We now state the main result of this section.

\begin{thm}\label{thm:min_norm}
Consider the minimum norm optimization problem \eqref{eq:maxmargin} when learning a read-once DNF under Assumption \ref{assump:cminus1} and Assumption \ref{assump:population}.
Then, any globally optimal solution $\mth^* = (\mW^*, \vb^*)$ of \eqref{eq:maxmargin} is a DNF-recovery solution.
\end{thm}

\begin{figure*}[t!]
\hspace*{\fill}
\begin{subfigure}{.4\textwidth}
  \centering
  % include second image
  \includegraphics[width=\linewidth]{figures/D=100_overlap.png}  
  \caption{}
  \label{fig:overlap}
\end{subfigure}
\hspace*{\fill}
\begin{subfigure}{.4\textwidth}
  \centering
  % include second image
  \includegraphics[width=\linewidth]{figures/D=20_cluster_overlap.png}  
  \caption{}
  \label{fig:cluster_overlap}
\end{subfigure}
\hspace*{\fill}
\caption{(a) {\bf Evaluating the Effect of Overlap:} Here we experimented with $D=100$ and all DNFs had 15 terms of size 5. We considered non read-once DNFs where the number of terms that share the variable $x_1$ varies. The  $x$ axis shows the number of overlapping terms. The training size was $8,500$ for all DNFs. Each dot corresponds to the mean of 10 experiments with different initializations.  (b) {\bf SGD Does not Learn a DNF recovery solution:} We trained a convex network to learn the following 4-term DNF: $(x_1 \land x_2 \land x_3 \land x_4 \land x_5) \lor ( x_2 \land x_3 \land x_4 \land x_5 \land x_6) \lor (x_{10} \land x_{11} \land x_{12} \land x_{13} \land x_{14}) \lor ( x_{11} \land x_{12} \land x_{13} \land x_{14} \land x_{15})$ where $D=20$. The training set size has 15,000 samples and the test classification accuracy is 100\%. \footref{foot:weight_figure_explanation} }
\label{fig:exps2}
\end{figure*} 

We next provide a high level sketch of the proof.
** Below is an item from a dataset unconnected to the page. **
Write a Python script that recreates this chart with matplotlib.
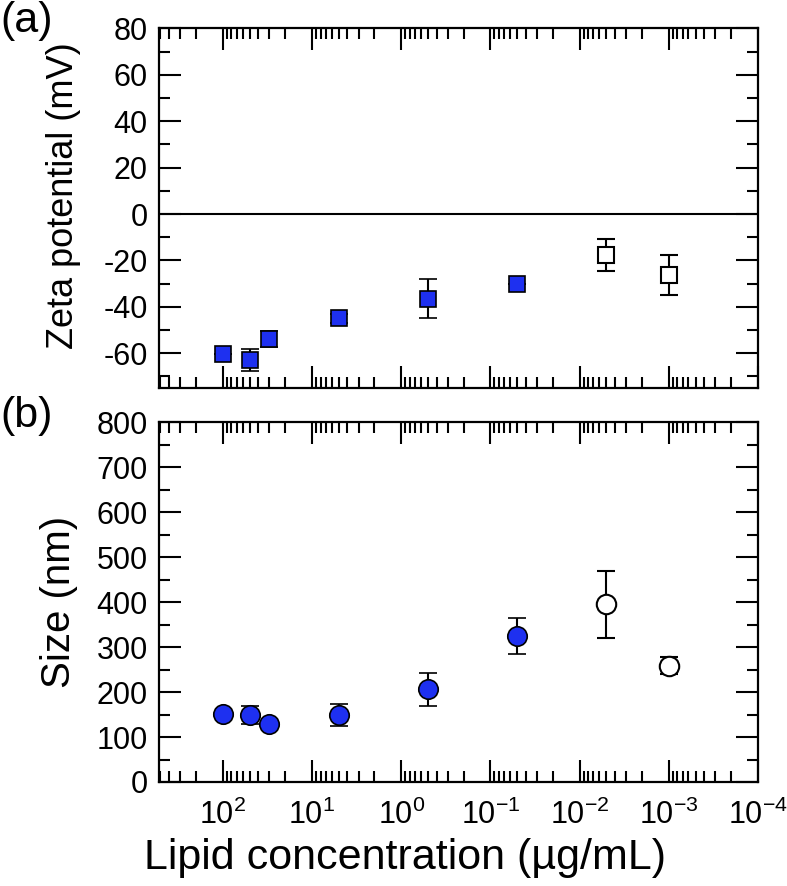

The full proof is given in the supplementary. 

First we notice two key properties of any perfect solution $\mth = (\mW, \vb)$ (Definition \ref{def:perfect}):\footnote{Note that the set of perfect solutions is exactly the set of feasible solutions of \eqref{eq:maxmargin}.} 

(1) $\forall\vx \in \sS_+$ there exists $\sI \subseteq [r]$ such that $\sum\limits_{i \in \sI}\vw_i \cdot\vx + b_i \ge 2$. (2) $\forall\vx \in \sS_-$, $\forall i \in [r] \: \:\, \vw_i \cdot \vx + b_i \le 0$. 
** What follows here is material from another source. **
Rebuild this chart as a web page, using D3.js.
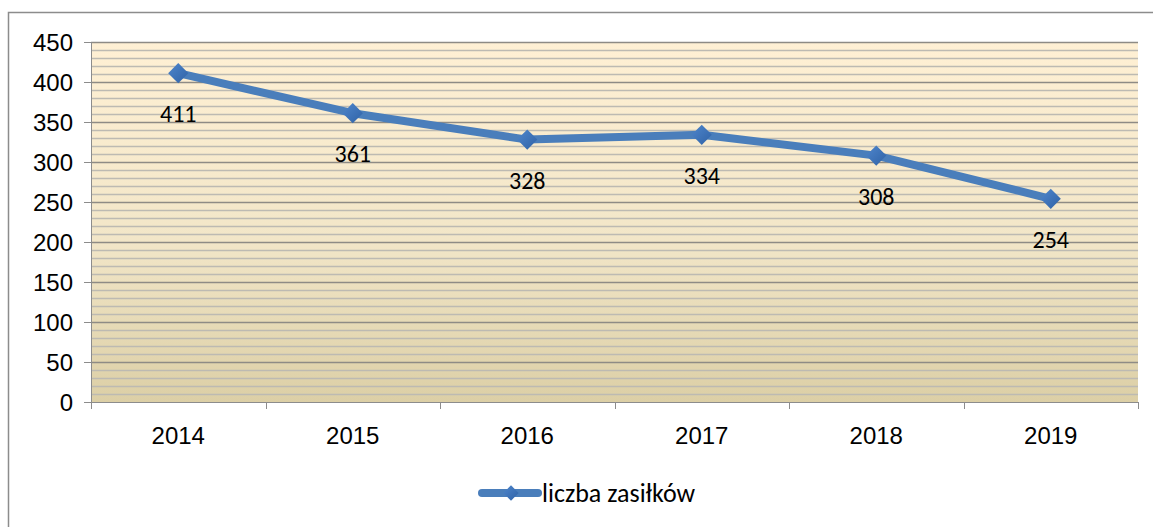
<!DOCTYPE html>
<html>
  <head>
    <meta charset="utf-8">
    <title>liczba zasiłków</title>
    <style>
      body { margin: 0; background: #fff; }
      svg { font-family: Carlito, Calibri, "Open Sans", sans-serif; }
      .frame { fill: none; stroke: #8c8c8c; stroke-width: 1.5; }
      .axis path, .axis line { stroke: #8c8c8c; shape-rendering: crispEdges; }
      .axis text { font-size: 24px; fill: #000; }
    </style>
  </head>
  <body>
    <div id="chart"></div>
    <script src="https://d3js.org/d3.v7.min.js"></script>
    <script>
      // Chart data
      var years = ["2014", "2015", "2016", "2017", "2018", "2019"];
      var benefits = [411, 361, 328, 334, 308, 254];
      var yTicks = [0, 50, 100, 150, 200, 250, 300, 350, 400, 450];
      var seriesName = "liczba zasiłków";

      var W = 1153, H = 527;
      var margin = {top: 42, right: 15, bottom: 125, left: 91};
      var width = 1138 - margin.left;
      var height = 402 - margin.top;

      var svg = d3.select("#chart").append("svg")
        .attr("width", W)
        .attr("height", H);

      // outer chart border (runs off the right and bottom)
      svg.append("rect")
        .attr("class", "frame")
        .attr("x", 8.5).attr("y", 12.5)
        .attr("width", W + 20).attr("height", H + 20);

      var defs = svg.append("defs");
      var grad = defs.append("linearGradient")
        .attr("id", "bg").attr("x1", 0).attr("y1", 0).attr("x2", 0).attr("y2", 1);
      grad.append("stop").attr("offset", "0%").attr("stop-color", "#fff0d4");
      grad.append("stop").attr("offset", "55%").attr("stop-color", "#f2e6c8");
      grad.append("stop").attr("offset", "100%").attr("stop-color", "#dccfa6");

      var mgrad = defs.append("linearGradient")
        .attr("id", "mk").attr("x1", 0).attr("y1", 0).attr("x2", 1).attr("y2", 1);
      mgrad.append("stop").attr("offset", "0%").attr("stop-color", "#4f86cc");
      mgrad.append("stop").attr("offset", "100%").attr("stop-color", "#2f62a6");

      var g = svg.append("g")
        .attr("transform", "translate(" + margin.left + "," + margin.top + ")");

      var x = d3.scaleBand().domain(years).range([0, width]);
      var y = d3.scaleLinear().domain([0, 450]).range([height, 0]);

      g.append("rect")
        .attr("width", width).attr("height", height)
        .attr("fill", "url(#bg)");

      // minor gridlines every 10
      g.append("g").selectAll("line")
        .data(d3.range(10, 450, 10).filter(function(v) { return v % 50 !== 0; }))
        .enter().append("line")
        .attr("x1", 0).attr("x2", width)
        .attr("y1", function(d) { return Math.round(y(d)) + 0.5; })
        .attr("y2", function(d) { return Math.round(y(d)) + 0.5; })
        .attr("stroke", "#bdbab2").attr("stroke-width", 1.5);

      // major gridlines
      g.append("g").selectAll("line")
        .data(yTicks.filter(function(v) { return v > 0; }))
        .enter().append("line")
        .attr("x1", 0).attr("x2", width)
        .attr("y1", function(d) { return Math.round(y(d)) + 0.5; })
        .attr("y2", function(d) { return Math.round(y(d)) + 0.5; })
        .attr("stroke", "#8e8b85").attr("stroke-width", 1.5);

      // y axis
      var yAxis = g.append("g").attr("class", "axis")
        .call(d3.axisLeft(y).tickValues(yTicks).tickSize(7).tickPadding(8));
      yAxis.select(".domain").attr("d", "M0.5," + height + "V0");
      yAxis.selectAll(".tick line").attr("stroke-width", 1.5);
      yAxis.selectAll("text").attr("dy", "0.36em").attr("dx", "-3");

      // x axis
      var xAxis = g.append("g").attr("class", "axis")
        .attr("transform", "translate(0," + height + ")")
        .call(d3.axisBottom(x).tickSize(0).tickPadding(25));
      xAxis.select(".domain").attr("d", "M0," + 0.5 + "H" + width);
      xAxis.selectAll(".domain").attr("stroke-width", 1.5);
      xAxis.selectAll(".boundary")
        .data(d3.range(years.length + 1))
        .enter().append("line")
        .attr("class", "boundary")
        .attr("x1", function(i) { return Math.round(i * x.bandwidth()) + 0.5; })
        .attr("x2", function(i) { return Math.round(i * x.bandwidth()) + 0.5; })
        .attr("y1", 0).attr("y2", 7)
        .attr("stroke", "#8c8c8c").attr("stroke-width", 1.5);

      var cx = function(d, i) { return x(years[i]) + x.bandwidth() / 2; };

      // series line
      var line = d3.line()
        .x(function(d, i) { return cx(d, i); })
        .y(function(d) { return y(d); });

      g.append("path")
        .datum(benefits)
        .attr("fill", "none")
        .attr("stroke", "#4a7ebb")
        .attr("stroke-width", 8)
        .attr("stroke-linejoin", "round")
        .attr("stroke-linecap", "round")
        .attr("d", line);

      // diamond markers
      var diamond = d3.symbol().type(d3.symbolDiamond2).size(260);
      g.selectAll(".marker")
        .data(benefits)
        .enter().append("path")
        .attr("class", "marker")
        .attr("transform", function(d, i) { return "translate(" + cx(d, i) + "," + y(d) + ")"; })
        .attr("d", diamond)
        .attr("fill", "url(#mk)");

      // data labels
      g.selectAll(".label")
        .data(benefits)
        .enter().append("text")
        .attr("class", "label")
        .attr("x", function(d, i) { return cx(d, i); })
        .attr("y", function(d) { return y(d) + 49; })
        .attr("text-anchor", "middle")
        .attr("font-size", 24)
        .text(function(d) { return d; });

      // legend
      var lg = svg.append("g").attr("transform", "translate(482,493)");
      lg.append("line")
        .attr("x1", 0).attr("x2", 56)
        .attr("y1", 0).attr("y2", 0)
        .attr("stroke", "#4a7ebb").attr("stroke-width", 8)
        .attr("stroke-linecap", "round");
      lg.append("path")
        .attr("transform", "translate(29,0)")
        .attr("d", d3.symbol().type(d3.symbolDiamond2).size(150))
        .attr("fill", "url(#mk)");
      lg.append("text")
        .attr("x", 60).attr("y", 0).attr("dy", "0.35em")
        .attr("font-size", 26)
        .text(seriesName);
    </script>
  </body>
</html>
These properties are together necessary and sufficient for solutions to be perfect. Next, we show the following upper bound on the bias of every neuron in a perfect solution, which  depends on the weights of the neuron: 
\begin{lem}
\label{lem:main_paper_bias_th_lemma}
Under Assumption \ref{assump:cminus1} and Assumption \ref{assump:population}, if $\mth$ is a perfect solution then every $i \in [r]$ satisfies:
\begin{equation}
    b_i \le  - \normone{\vw_i} + 2 \sum\limits_{n \in [K]} \max\left\{\min\limits_{j \in \sA_{n}} \left\{w_{ij}\right\}, 0\right\}
\end{equation}
\end{lem}

This upper bound turns out to be tight for optimal solution, as shown next. The following result characterizes the parameters of any globally optimal solution $\mth^*$. 
\begin{lem}
\label{lem:main_paper_neuron_characterize}
Under Assumption \ref{assump:cminus1} and Assumption \ref{assump:population}, if $\mth^*$ is a globally optimal solution then:
 \begin{enumerate} 
 \item For every $i \in [r]$:
 \begin{enumerate}[label*=\arabic*.]
    \item The bias achieves the upper bound in Lemma \ref{lem:main_paper_bias_th_lemma}:
    $$
        b_i^* = - \normone{\vw_i^*} + 2 \sum\limits_{n \in [K]} \max\left\{\min\limits_{j \in \sA_{n}} \left\{w_{ij}^*\right\}, 0\right\}
    $$
    \item  $\ds \vw_i^* \ge 0$
    \item $\exists n \in [K]$  such that neuron $i$ aligns with term $n$ or $\vw^*_i = \mathbf{0}, b^*_i = 0$.
    \end{enumerate}
    \item Neurons that align with the same term have the same alignment coefficient.
    \item If $\sI \subseteq [r]$ is the set of all neurons that align with term $n \in [K]$, then $\sum\limits_{i \in \sS}$ $\lambda_i = 1$.
\end{enumerate}
\end{lem}

We prove the correctness of the properties one by one, where each proof relies on the correctness of the previous properties. The structure of the proof of all properties is similar: given a globally optimal solution, we assume by contradiction that it doesn't satisfy a specific property. Then we build a different perfect solution that satisfies this property and has a lower norm than the original globally optimal solution, thus contradicting optimality. The theorem directly follows from the aforementioned properties.